3.3 In vitro skin permeation study of compound D
The in vitro skin permeation study was carried out in a modified Franz-type diffusion cell using newborn pig skin as a partition membrane. The mean cumulative amount of compound D permeated from crude Z. cassumunar oil and Z. cassumunar blended patches were 38.55 ± 18.48% and 36.72 ± 11.29% after 24 h, respectively (Fig. 7). Although another publication reported that glycerine could enhance drug permeability [40] and [41], the Z. cassumunar blended patches contained only a small amount of glycerin as plasticizer which was unlikely to affect drug permeation. Moreover, compound D was only slightly detected in the receptor medium. Because of its structure, compound D exhibits less hydrophilicity than hydrophobicity [11], [13] and [15]. The in vitro skin permeation kinetics model of compound D provided a better fit to a first-order model than zero-order and Higuchi's model (Fig. 7).

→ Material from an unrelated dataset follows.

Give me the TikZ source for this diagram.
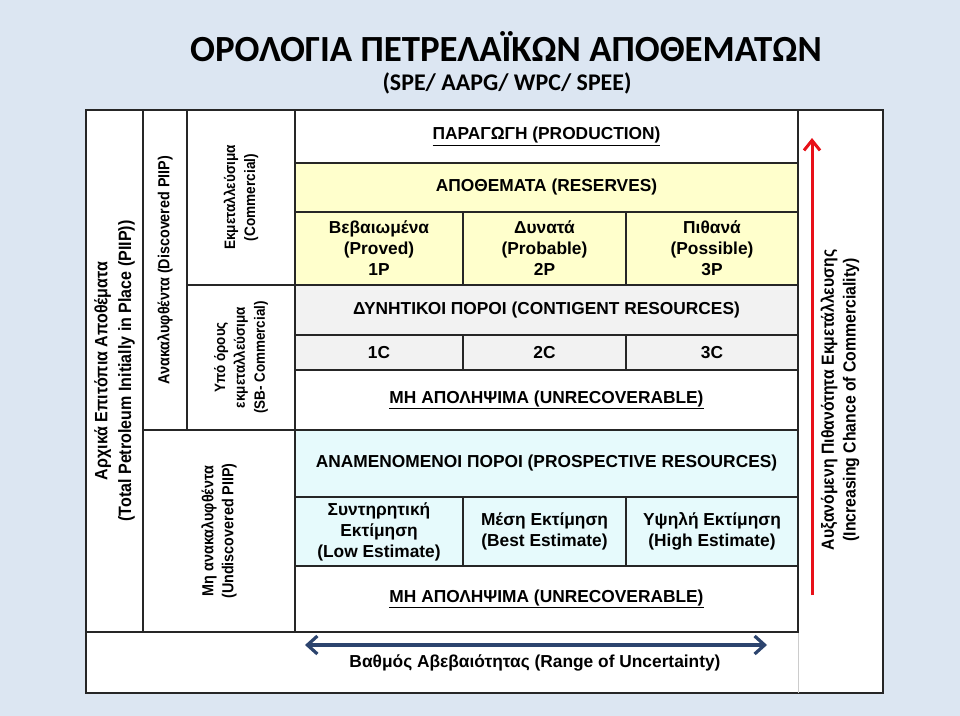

Fig. 7. In vitro skin permeation of compound D content from crude Z. cassumunar oil and Z. cassumunar blended patches and in vitro skin permeation kinetics of zero order model (A), first order model (B), and Higuchi's model (C).
Thus, the newborn pig skins were removed from modified Franz-type diffusion cell apparatus. They were cut into small pieces and homogenized, and then were extracted in absolute ethanol. These solutions were analyzed for the remaining compound D content by HPLC method. They contained 60.54 ± 39.55% and 46.77 ± 17.93% compound D content in crude Z. cassumunar oil and Z. cassumunar blended patches, respectively. Thus, the compound D was highly accumulated in newborn pig skin layer minimum permeation into receptor medium. However, the underlying mechanisms for this effect was never reported and will be further studied.

4 Conclusion

In the current work prepared the Z. cassumunar blended patches made from chitosan and PVA polymer blends incorporating the crude Z. cassumunar oil. The surface and cross section were photographed for morphology study under SEM technique and the physicochemical properties evaluated by FTIR, DSC, XRD, moisture uptake, swelling ratio, erosion, and porosity. The results revealed compatible, homogeneous, smooth, and compact blended ingredients. The blended patches could absorb the moisture that resulted in swelling of blended patches. They were eroded which increased the number of porous channels homogenously to pass compound D from Z. cassumunar blended patches. The blended patches provided a controlled release and skin permeation of compound D when studied by modified Franz-type diffusion cell apparatus. Thus, the blended patches could be suitably used for herbal medicine application.

Acknowledgment

The authors reported no declaration of interests. The authors are thankful to the Faculty of Pharmacy and the Research Institute of Rangsit University (Grant No.74/2555) for financial supports.